■ Given request
Below is a listing. Gather each line of it that contains "React".

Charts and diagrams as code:

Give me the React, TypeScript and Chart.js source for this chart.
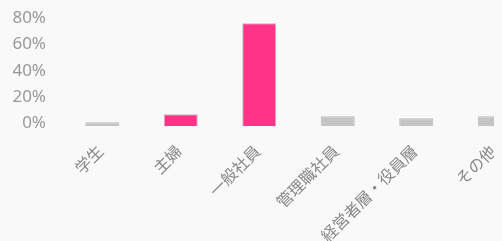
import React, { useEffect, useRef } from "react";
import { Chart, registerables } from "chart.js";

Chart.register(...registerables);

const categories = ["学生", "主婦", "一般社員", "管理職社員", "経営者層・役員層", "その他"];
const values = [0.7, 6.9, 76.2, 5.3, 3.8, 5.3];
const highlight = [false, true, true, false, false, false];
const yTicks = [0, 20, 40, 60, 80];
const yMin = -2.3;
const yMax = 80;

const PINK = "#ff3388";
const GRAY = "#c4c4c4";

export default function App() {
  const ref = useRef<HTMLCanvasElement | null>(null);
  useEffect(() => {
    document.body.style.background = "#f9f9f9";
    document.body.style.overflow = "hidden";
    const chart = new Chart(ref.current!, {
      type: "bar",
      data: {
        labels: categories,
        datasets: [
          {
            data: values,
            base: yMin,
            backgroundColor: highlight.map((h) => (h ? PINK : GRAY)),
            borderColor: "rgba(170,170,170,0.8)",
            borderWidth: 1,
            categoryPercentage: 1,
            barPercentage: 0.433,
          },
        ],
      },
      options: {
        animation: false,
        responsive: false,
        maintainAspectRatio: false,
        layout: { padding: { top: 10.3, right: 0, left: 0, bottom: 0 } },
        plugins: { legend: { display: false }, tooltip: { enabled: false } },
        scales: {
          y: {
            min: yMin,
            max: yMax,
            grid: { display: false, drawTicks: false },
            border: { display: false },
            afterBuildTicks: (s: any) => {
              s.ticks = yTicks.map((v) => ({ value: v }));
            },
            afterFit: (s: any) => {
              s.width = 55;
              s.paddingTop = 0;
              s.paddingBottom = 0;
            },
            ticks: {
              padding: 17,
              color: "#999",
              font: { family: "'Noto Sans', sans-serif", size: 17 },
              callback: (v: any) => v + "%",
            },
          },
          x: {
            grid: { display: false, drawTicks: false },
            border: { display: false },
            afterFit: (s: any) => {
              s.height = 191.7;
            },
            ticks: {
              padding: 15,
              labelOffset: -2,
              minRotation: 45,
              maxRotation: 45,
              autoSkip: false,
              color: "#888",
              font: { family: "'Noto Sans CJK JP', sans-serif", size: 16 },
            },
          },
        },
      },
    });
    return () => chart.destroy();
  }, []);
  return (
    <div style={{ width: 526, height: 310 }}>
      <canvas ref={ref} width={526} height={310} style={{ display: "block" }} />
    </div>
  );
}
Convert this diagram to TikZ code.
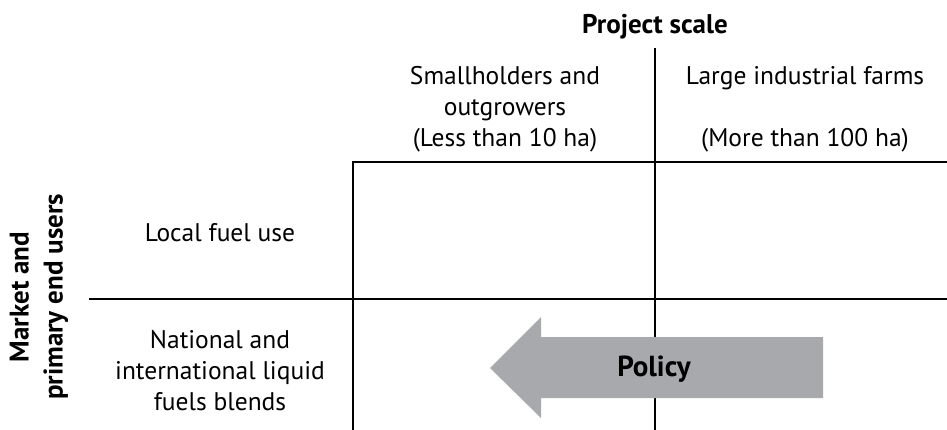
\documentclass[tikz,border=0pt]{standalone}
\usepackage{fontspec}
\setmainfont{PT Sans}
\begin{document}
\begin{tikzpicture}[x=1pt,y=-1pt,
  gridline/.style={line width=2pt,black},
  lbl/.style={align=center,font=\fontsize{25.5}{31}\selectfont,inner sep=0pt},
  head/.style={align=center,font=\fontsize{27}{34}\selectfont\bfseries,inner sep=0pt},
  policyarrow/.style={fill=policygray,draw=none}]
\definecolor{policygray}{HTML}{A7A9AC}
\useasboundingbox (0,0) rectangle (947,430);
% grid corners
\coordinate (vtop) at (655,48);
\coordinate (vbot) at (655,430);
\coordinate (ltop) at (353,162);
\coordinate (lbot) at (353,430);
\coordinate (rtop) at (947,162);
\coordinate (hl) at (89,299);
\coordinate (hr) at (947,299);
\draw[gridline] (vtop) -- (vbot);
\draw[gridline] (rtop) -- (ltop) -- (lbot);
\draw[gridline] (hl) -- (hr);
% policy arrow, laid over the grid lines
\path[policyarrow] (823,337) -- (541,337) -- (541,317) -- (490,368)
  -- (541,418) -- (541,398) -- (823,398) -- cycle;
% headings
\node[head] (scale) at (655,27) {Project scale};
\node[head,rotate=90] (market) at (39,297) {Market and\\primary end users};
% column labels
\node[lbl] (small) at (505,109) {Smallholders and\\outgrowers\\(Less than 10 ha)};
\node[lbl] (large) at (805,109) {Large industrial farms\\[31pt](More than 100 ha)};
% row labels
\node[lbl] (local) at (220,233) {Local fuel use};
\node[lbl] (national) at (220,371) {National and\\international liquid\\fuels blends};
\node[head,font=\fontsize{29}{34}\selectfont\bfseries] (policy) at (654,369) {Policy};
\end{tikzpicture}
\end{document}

■ Result for this task
Give me the React, TypeScript and Chart.js source for this chart.
import React, { useEffect, useRef } from "react";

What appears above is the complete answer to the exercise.